14. The Borrower Parties raised at the hearing on the Motion the possibility of amending their counterclaims. The Court acknowledges its discretion in permitting a party to amend a pleading under Federal Rule 15 when the interests of justice so require. Here, however, based on the entire record in this cause, the Borrower Parties have provided the Court with no basis to believe that granting leave to amend the counterclaims would be worthwhile or anything but futile. Additionally, at no time before the hearing did the Borrower Parties amend their counterclaims as of right under Bankruptcy Rule 7015 or seek leave to amend their counterclaims. The Borrower Parties have not brought forth a single factual allegation that is either actionable or not directly contradicted by the Loan Documents. Therefore, the Borrower Parties shall not be permitted to amend their counterclaims.

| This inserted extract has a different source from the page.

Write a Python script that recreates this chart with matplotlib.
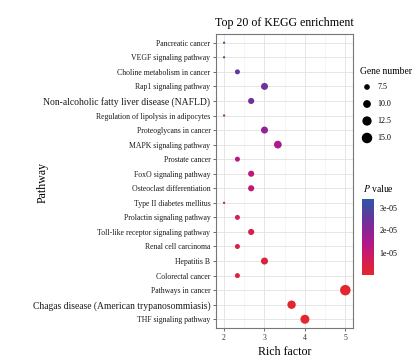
import numpy as np
import matplotlib
matplotlib.use("Agg")
import matplotlib.pyplot as plt
from matplotlib.colors import LinearSegmentedColormap, Normalize
from matplotlib.cm import ScalarMappable

plt.rcParams["mathtext.fontset"] = "stix"

pathways = [
    "Pancreatic cancer",
    "VEGF signaling pathway",
    "Choline metabolism in cancer",
    "Rap1 signaling pathway",
    "Non-alcoholic fatty liver disease (NAFLD)",
    "Regulation of lipolysis in adipocytes",
    "Proteoglycans in cancer",
    "MAPK signaling pathway",
    "Prostate cancer",
    "FoxO signaling pathway",
    "Osteoclast differentiation",
    "Type II diabetes mellitus",
    "Prolactin signaling pathway",
    "Toll-like receptor signaling pathway",
    "Renal cell carcinoma",
    "Hepatitis B",
    "Colorectal cancer",
    "Pathways in cancer",
    "Chagas disease (American trypanosommiasis)",
    "THF signaling pathway",
]
rich_factor = [2.0, 2.0, 2.33, 3.0, 2.67, 2.0, 3.0, 3.33, 2.33, 2.67,
               2.67, 2.0, 2.33, 2.67, 2.33, 3.0, 2.33, 5.0, 3.67, 4.0]
gene_number = [6, 6, 7, 9, 8, 6, 9, 10, 7, 8,
               8, 6, 7, 8, 7, 9, 7, 15, 11, 12]
p_value = [3.4e-05, 2.8e-05, 2.6e-05, 2.5e-05, 2.4e-05, 1.8e-05, 1.9e-05, 1.5e-05, 1.25e-05, 1.15e-05,
           1.1e-05, 0.9e-05, 0.7e-05, 0.6e-05, 0.45e-05, 0.35e-05, 0.3e-05, 0.12e-05, 0.06e-05, 0.02e-05]
size_breaks = [7.5, 10.0, 12.5, 15.0]
p_ticks = [1e-05, 2e-05, 3e-05]
x_ticks = [2, 3, 4, 5]

serif = "Liberation Serif"
W, H = 418, 362
fig = plt.figure(figsize=(W / 100, H / 100), dpi=100)

def fx(px):
    return px / W

def fy(py):
    return 1 - py / H

cmap = LinearSegmentedColormap.from_list(
    "rb", ["#E3272B", "#D21E55", "#B51787", "#8A2596", "#5A3C9E", "#2D58A6"])
norm = Normalize(vmin=min(p_value), vmax=max(p_value))

nmin, nmax = min(gene_number), max(gene_number)
def size_of(n):
    r = (np.asarray(n, dtype=float) - nmin) / (nmax - nmin)
    d_px = 1.65 * (1 + 5 * np.sqrt(np.clip(r, 0, 1))) + 0.6
    return (d_px * 0.72) ** 2

ax = fig.add_axes([fx(216), fy(328), fx(353) - fx(216), fy(34) - fy(328)])
n = len(pathways)
ypos = np.arange(n)[::-1]
ax.scatter(rich_factor, ypos, s=size_of(gene_number), c=p_value, cmap=cmap, norm=norm,
           edgecolors="none", zorder=3)
ax.set_xlim(1.8, 5.19)
ax.set_ylim(-0.6, n - 0.4)
ax.set_xticks(x_ticks)
ax.set_xticks([2.5, 3.5, 4.5], minor=True)
ax.set_yticks(ypos)
ax.set_yticklabels(pathways)
for lab in ax.get_yticklabels():
    t = lab.get_text()
    if t.startswith("Non-alcoholic") or t.startswith("Chagas"):
        lab.set_fontsize(6.9)
    else:
        lab.set_fontsize(5.6)
    lab.set_family(serif)
    lab.set_color("#1a1a1a")
for lab in ax.get_xticklabels():
    lab.set_fontsize(5.6)
    lab.set_family(serif)
    lab.set_color("#333333")
ax.grid(True, which="major", color="#E6E6E6", linewidth=0.7, zorder=0)
ax.grid(True, which="minor", axis="x", color="#F2F2F2", linewidth=0.5, zorder=0)
ax.set_axisbelow(True)
ax.tick_params(which="major", length=2.5, width=0.6, color="#555555", pad=1.5)
ax.tick_params(which="minor", length=0)
for sp in ax.spines.values():
    sp.set_color("#777777")
    sp.set_linewidth(0.8)

fig.text(fx(284), fy(23), "Top 20 of KEGG enrichment", ha="center", va="center",
         fontsize=8.6, family=serif)
fig.text(fx(285), fy(352), "Rich factor", ha="center", va="center",
         fontsize=8.6, family=serif)
fig.text(fx(43), fy(182), "Pathway", ha="center", va="center", rotation=90,
         fontsize=8.6, family=serif)

# size legend
fig.text(fx(360), fy(71), "Gene number", ha="left", va="center", fontsize=6.9, family=serif)
leg_y = [87, 104, 121, 138]
lax = fig.add_axes([0, 0, 1, 1], facecolor="none")
lax.set_xlim(0, W)
lax.set_ylim(H, 0)
lax.axis("off")
lax.scatter([367] * len(size_breaks), leg_y, s=size_of(size_breaks), color="black",
            edgecolors="none")
for v, yy in zip(size_breaks, leg_y):
    lax.text(377, yy, f"{v:.1f}", ha="left", va="center", fontsize=5.8, family=serif)

# colour legend
fig.text(fx(363), fy(188), "$\\it{P}$ value", ha="left", va="center", fontsize=6.9,
         family=serif)
cax = fig.add_axes([fx(362), fy(275), fx(374) - fx(362), fy(199) - fy(275)])
cb = fig.colorbar(ScalarMappable(norm=norm, cmap=cmap), cax=cax, ticks=p_ticks)
cb.outline.set_visible(False)
cb.ax.set_yticklabels([f"{t:.0e}" for t in p_ticks])
cb.ax.tick_params(length=2, color="white", labelsize=5.8, pad=2)
for lab in cb.ax.get_yticklabels():
    lab.set_family(serif)

fig.savefig("out.png", dpi=100)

NOW THEREFORE, IT IS ORDERED that the Motion be and hereby is granted; and IT IS FURTHER ORDERED that all of the counterclaims asserted by the Debtor and

Leath are dismissed in their entirety with prejudice; and IT IS FURTHER ORDERED that the Borrower Parties are denied leave to amend their counterclaims. This Order has been signed United States Bankruptcy Court electronically. The judge’s signature and court’s seal appear at the top of the Order.